Loin de prendre le parti des faits face au révisionnisme historique d’une partie de la droite et de l’extrême droite française et alors que nombre d’historien·nes (comme dans cette tribune) ont depuis donné raison à Jean-Michel Aphatie, RTL a justifié la mise à l’écart de son éditorialiste.

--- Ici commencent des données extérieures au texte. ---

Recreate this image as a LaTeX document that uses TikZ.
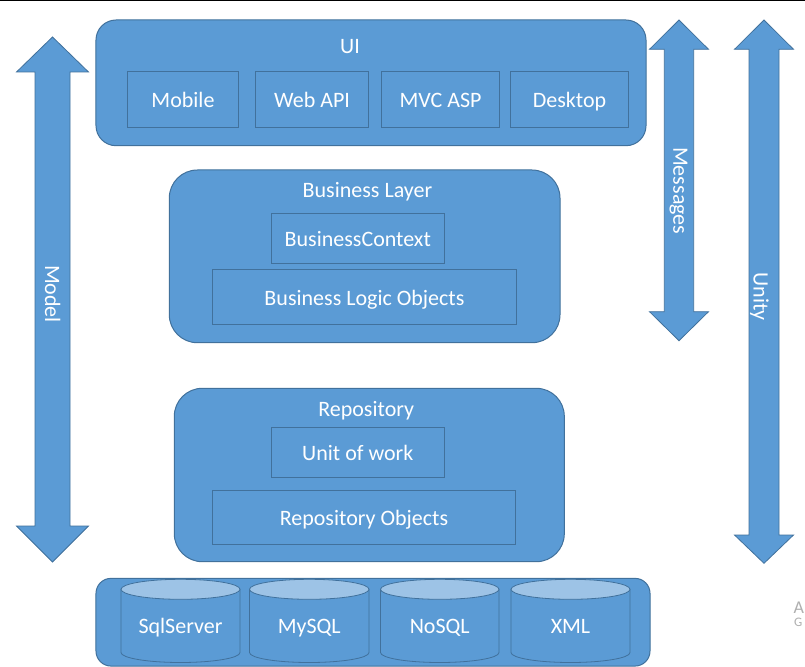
\documentclass[tikz,border=0pt]{standalone}
\usepackage{fontspec}
\setmainfont{Carlito}
\definecolor{fillblue}{HTML}{5B9BD5}
\definecolor{edgeblue}{HTML}{41719C}
\definecolor{topblue}{HTML}{9DC3E6}
\definecolor{wmgray}{HTML}{AFAFAF}
\newcommand\DbCyl[4]{%
  \pgfmathsetmacro\cylc{(#2+#3)/2}%
  \pgfmathsetmacro\cylr{(#3-#2)/2}%
  \filldraw[cylbody] (#2,589.3) -- (#2,652.5) arc[start angle=180,end angle=0,x radius=\cylr,y radius=10] -- (#3,589.3) -- cycle;
  \filldraw[cyltop] (\cylc,589.3) ellipse[x radius=\cylr,y radius=10];
  \node[txt, anchor=base] (#1) at (\cylc,633.3) {#4};
}
\begin{document}
\begin{tikzpicture}[x=1bp,y=-1bp,
  txt/.style={text=white, inner sep=0pt, font=\fontsize{22bp}{26bp}\selectfont},
  panel/.style={draw=edgeblue, fill=fillblue, line width=1bp, inner sep=0pt},
  item/.style={draw=edgeblue, line width=1bp, inner sep=0pt, txt, text height=16.4bp, text depth=0pt},
  bigarrow/.style={draw=edgeblue, fill=fillblue, line width=0.8bp},
  cylbody/.style={draw=edgeblue, fill=fillblue, line width=0.8bp},
  cyltop/.style={draw=edgeblue, fill=topblue, line width=0.8bp},
  vlabel/.style={txt, rotate=-90, anchor=base},
  wm/.style={text=wmgray, inner sep=0pt, anchor=base west}]
\useasboundingbox (0,0) rectangle (805,667);
\fill[white] (0,0) rectangle (805,667);
\draw[black, line width=1bp] (0,0.5) -- (805,0.5);

% arrows
\draw[bigarrow] (52.5,37) -- (88.5,72) -- (70,72) -- (70,526) -- (88.5,526) -- (52.5,562)
  -- (16.5,526) -- (35,526) -- (35,72) -- (16.5,72) -- cycle;
\node[vlabel] (model) at (45,294) {Model};

\draw[bigarrow] (679,20) -- (708.5,49.3) -- (693.7,49.3) -- (693.7,311.7) -- (708.5,311.7) -- (679,340.7)
  -- (649.5,311.7) -- (664.3,311.7) -- (664.3,49.3) -- (649.5,49.3) -- cycle;
\node[vlabel] (messages) at (673.3,190.7) {Messages};

\draw[bigarrow] (764,20) -- (793.5,49.3) -- (779,49.3) -- (779,535) -- (793.5,535) -- (764,563.3)
  -- (734.5,535) -- (749,535) -- (749,49.3) -- (734.5,49.3) -- cycle;
\node[vlabel] (unity) at (753.5,296.7) {Unity};

% UI layer
\node[panel, rounded corners=20bp, minimum width=550bp, minimum height=125.7bp] (ui) at (371,82.85) {};
\node[txt, anchor=base] (uit) at (350,53.3) {UI};
\node[item, minimum width=111.4bp, minimum height=55.3bp] (mobile) at (183,99.65) {Mobile};
\node[item, minimum width=113.4bp, minimum height=55.3bp] (webapi) at (312,99.65) {Web API};
\node[item, minimum width=117.6bp, minimum height=55.3bp] (mvc) at (440.5,99.65) {MVC ASP};
\node[item, minimum width=118.4bp, minimum height=55.3bp] (desktop) at (569.5,99.65) {Desktop};

% Business layer
\node[panel, rounded corners=28bp, minimum width=390.7bp, minimum height=172.7bp] (bl) at (364.65,256.35) {};
\node[txt, anchor=base] (blt) at (367.5,197.7) {Business Layer};
\node[item, minimum width=173bp, minimum height=50bp] (bctx) at (357.8,238.3) {BusinessContext};
\node[item, minimum width=304.4bp, minimum height=55bp] (blo) at (364.5,296.8) {Business Logic Objects};

% Repository
\node[panel, rounded corners=28bp, minimum width=390bp, minimum height=173.4bp] (repo) at (369.3,475) {};
\node[txt, anchor=base] (repot) at (366.2,416.7) {Repository};
\node[item, minimum width=173bp, minimum height=50bp] (uow) at (357.8,452.3) {Unit of work};
\node[item, minimum width=303.4bp, minimum height=53.6bp] (ro) at (364,517.5) {Repository Objects};

% Databases
\node[panel, rounded corners=15bp, minimum width=554bp, minimum height=87.7bp] (db) at (373,622.2) {};
\DbCyl{sql}{121}{240}{SqlServer}
\DbCyl{mysql}{249.5}{369}{MySQL}
\DbCyl{nosql}{380.5}{499}{NoSQL}
\DbCyl{xml}{511}{630}{XML}

% watermark fragments
\node[wm, font=\fontsize{18bp}{20bp}\selectfont] (wa) at (793.3,613.3) {A};
\node[wm, font=\fontsize{13bp}{15bp}\selectfont] (wg) at (794,626.7) {G};
\end{tikzpicture}
\end{document}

« D’habitude, le mercredi, Jean-Michel Aphatie est avec nous pour débattre, avait déclaré Thomas Sotto ce 5 mars, à l’antenne de RTL Matin, juste après 9 heures. Ce matin, Jean-Michel n’est pas là. En effet, mardi dernier, lors d’un débat face à vous, Florence Portelli, Jean-Michel a effectué un parallèle entre certains actes commis pendant la colonisation de l’Algérie et des crimes nazis. Une comparaison que la direction considère inappropriée et qui a choqué beaucoup, beaucoup d’entre vous. »

Deux poids deux mesures

Il n’est pas inutile de rappeler que RTL accueillait régulièrement sur son antenne Éric Zemmour comme chroniqueur politique entre 2010 et 2018. En dépit des nombreuses condamnations pour provocation à la haine raciale et de l’opposition farouche de la rédaction, la direction de RTL avait continuellement soutenu le polémiste. La radio avait d’ailleurs reçu, à deux reprises, des mises en garde du régulateur des médias pour des propos tenus par le patron du parti d’extrême droite Reconquête.

« J’ai toujours pensé qu’il y avait un deux poids deux mesures, observe Jean-Michel Aphatie. Dieudonné et Alain Soral, ce sont des antisémites, et ils ont été légitimement écartés de l’antenne pour cela. Quelqu’un comme Éric Zemmour, qui a été condamné par la justice française pour incitation à la haine, à la haine raciale ou à la haine religieuse, a au contraire trouvé des promotions dans les médias. »

Selon le journaliste, qui officie également dans l’émission « Quotidien » sur TMC, l’impossibilité d’aborder sereinement le sujet de la colonisation en Algérie tient en partie son origine dans « des peurs très anciennes ». « La peur de l’islam, la peur des Arabes, mais aussi le regret, la nostalgie de l’époque où la France était grande et forte, tout cela est refoulé et se réactive à travers l’actualité », analyse Jean-Michel Aphatie.

L’éditorialiste tient toutefois à préciser que son départ de RTL se fait sans animosité, ni « agressivité ». Toujours est-il que la station, qui prend acte de sa décision, va devoir lui trouver rapidement un remplaçant. Dans tous les cas, le sort de son prédécesseur ne manquera pas de lui servir de leçon.